Bootstrapping the Right Way
Bootstrap sampling is being touted as a simple technique that any hacker can easily employ to quantify the uncertainty of statistical estimates. However, despite its apparent simplicity, there are many ways to misuse bootstrapping and thereby draw wrong conclusions about your data and the world. This talk gives a brief overview of bootstrap sampling and discusses ways to avoid common pitfalls when bootstrapping your data.

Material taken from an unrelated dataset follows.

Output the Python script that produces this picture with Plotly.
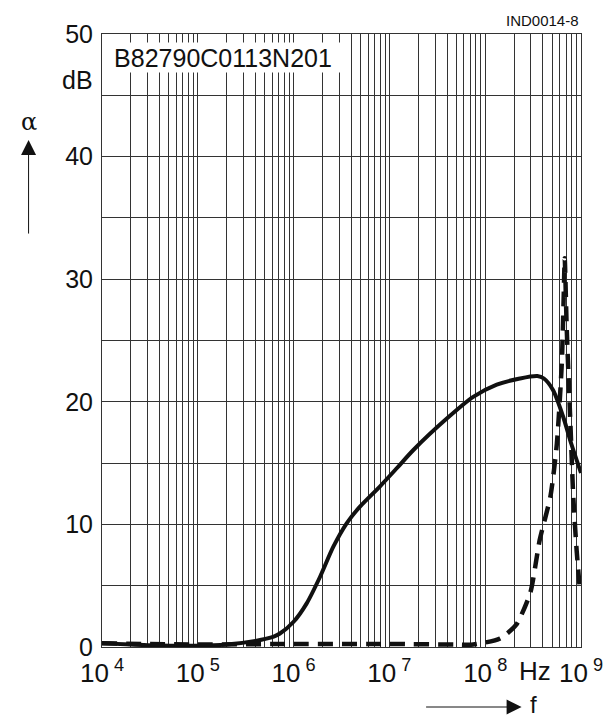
import plotly.graph_objects as go

# Solid curve (frequency in Hz, attenuation in dB)
solid_f = [1e4, 3e4, 1e5, 2e5, 4e5, 6.2e5, 7.2e5, 1e6, 1.37e6, 1.89e6, 2.6e6, 3.58e6,
           4.93e6, 7.9e6, 1.2e7, 1.78e7, 4e7, 7.5e7, 1.32e8, 2.3e8, 3.5e8,
           4.1e8, 5.1e8, 6.5e8, 7.9e8, 1e9]
solid_db = [0.3, 0.15, 0.1, 0.2, 0.5, 0.85, 1.1, 2.06, 3.56, 5.73, 8.18, 10.09,
            11.45, 13.07, 14.6, 16.07, 18.65, 20.4, 21.4, 21.9, 22.1,
            21.9, 20.96, 18.8, 16.6, 14.2]

# Dashed curve
dash_f = [1e4, 1e5, 1e6, 1e7, 5e7, 7.5e7, 1.43e8, 2.1e8, 2.95e8, 3.7e8, 4.8e8,
          5.6e8, 6.3e8, 6.6e8, 6.76e8, 7.1e8, 7.7e8, 8.3e8, 9e8, 9.8e8]
dash_db = [0.3, 0.2, 0.25, 0.25, 0.2, 0.2, 0.7, 1.8, 4.4, 8.7, 12.3,
           16.6, 23.1, 28.6, 31.7, 25.9, 18.8, 12.3, 7.9, 4.4]

x_tick_vals = [1e4, 1e5, 1e6, 1e7, 1e8, 1e9]
x_tick_text = ["10<sup> 4</sup>", "10<sup> 5</sup>", "10<sup> 6</sup>",
               "10<sup> 7</sup>", "10<sup> 8</sup>", "10<sup> 9</sup>"]
y_tick_vals = [0, 10, 20, 30, 40, 50]
y_minor_vals = [5, 15, 25, 35, 45]

x_minor_vals = [m * 10 ** e for e in range(4, 9) for m in range(2, 10)]

FONT = "Liberation Sans, Arial, sans-serif"
GRID = "#333333"

fig = go.Figure()
fig.add_trace(go.Scatter(x=solid_f, y=solid_db, mode="lines",
                         line=dict(color="#111111", width=4, shape="spline", smoothing=0.8),
                         showlegend=False, hoverinfo="skip"))
fig.add_trace(go.Scatter(x=dash_f, y=dash_db, mode="lines",
                         line=dict(color="#111111", width=4.5, dash="15px,9px",
                                   shape="spline", smoothing=0.6),
                         showlegend=False, hoverinfo="skip"))

fig.update_layout(
    width=615, height=720,
    margin=dict(l=94, r=42, t=26, b=81),
    paper_bgcolor="white", plot_bgcolor="white",
    font=dict(family=FONT, size=24, color="#111111"),
    xaxis=dict(type="log", range=[4, 9], tickvals=x_tick_vals, ticktext=x_tick_text,
               tickfont=dict(size=26),
               showgrid=True, gridcolor=GRID, gridwidth=1,
               ticks="outside", ticklen=3, tickcolor="rgba(0,0,0,0)",
               showline=True, linecolor=GRID, linewidth=1, mirror=True,
               zeroline=False,
               minor=dict(tickvals=x_minor_vals, showgrid=True, gridcolor=GRID,
                          gridwidth=1, ticks="")),
    yaxis=dict(range=[0, 50], tickvals=y_tick_vals, tickfont=dict(size=25),
               showgrid=True, gridcolor=GRID, gridwidth=1,
               ticks="outside", ticklen=3, tickcolor="rgba(0,0,0,0)",
               showline=True, linecolor=GRID, linewidth=1, mirror=True,
               zeroline=False,
               minor=dict(tickvals=y_minor_vals, showgrid=True, gridcolor=GRID,
                          gridwidth=1, ticks="")),
)

# Part number box covering the grid
fig.add_annotation(xref="paper", yref="paper", x=0.0015, y=0.9617,
                   xanchor="left", yanchor="middle",
                   text="B82790C0113N201", showarrow=False,
                   font=dict(family=FONT, size=25, color="#111111"),
                   bgcolor="white", width=238, height=29, align="center", borderpad=0)

# dB unit
fig.add_annotation(xref="paper", yref="paper", x=-0.052, y=0.925,
                   xanchor="center", yanchor="middle", text="dB", showarrow=False,
                   font=dict(family=FONT, size=25, color="#111111"))
# Hz unit
fig.add_annotation(xref="paper", yref="paper", x=0.905, y=-0.005, yshift=-4,
                   xanchor="center", yanchor="top", text="Hz", showarrow=False,
                   font=dict(family=FONT, size=26, color="#111111"))
# Figure ID
fig.add_annotation(xref="paper", yref="paper", x=1.0, y=1.0, yshift=14,
                   xanchor="right", yanchor="middle", text="IND0014-8", showarrow=False,
                   font=dict(family=FONT, size=15, color="#111111"))

# alpha with arrow
fig.add_annotation(xref="paper", yref="paper", x=-0.1533, y=0.857,
                   xanchor="center", yanchor="middle", text="α", showarrow=False,
                   font=dict(family="DejaVu Serif, serif", size=24, color="#111111"))
fig.add_annotation(xref="paper", yref="paper", x=-0.1533, y=0.827,
                   ax=0, ay=95, axref="pixel", ayref="pixel",
                   text="", showarrow=True, arrowhead=2, arrowsize=3,
                   arrowwidth=1, arrowcolor="#111111")

# f with arrow
fig.add_annotation(xref="paper", yref="paper", x=0.876, y=-0.0979,
                   ax=-97, ay=0, axref="pixel", ayref="pixel",
                   text="", showarrow=True, arrowhead=2, arrowsize=3,
                   arrowwidth=1, arrowcolor="#111111")
fig.add_annotation(xref="paper", yref="paper", x=0.9, y=-0.094,
                   xanchor="center", yanchor="middle", text="f", showarrow=False,
                   font=dict(family=FONT, size=24, color="#111111"))

fig.write_html("out.html")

Outline/Structure of the Talk
- An overview of bootstrap sampling, including how and why it works
- When one should and shouldn't use bootstrapping, including warnings about general issues like not drawing enough resamples
- A brief overview of confidence intervals, including the general definition, common misconceptions, and how to use them correctly
- Common bootstrapping methods to obtain confidence intervals
- How to make a decision whether the obtained confidence intervals are trustworthy
- Issues with bootstrapped confidence intervals and how to avoid them
Attendees will gain better familiarity with bootstrap sampling, confidence intervals, and when/how to use them.
Data scientists and software engineers
Prerequisites for Attendees
A basic understanding of general algorithms and statistics. I won't assume a deep familiarity with bootstrap methods, so I'll give an overview of the basic concepts required to understand the talk.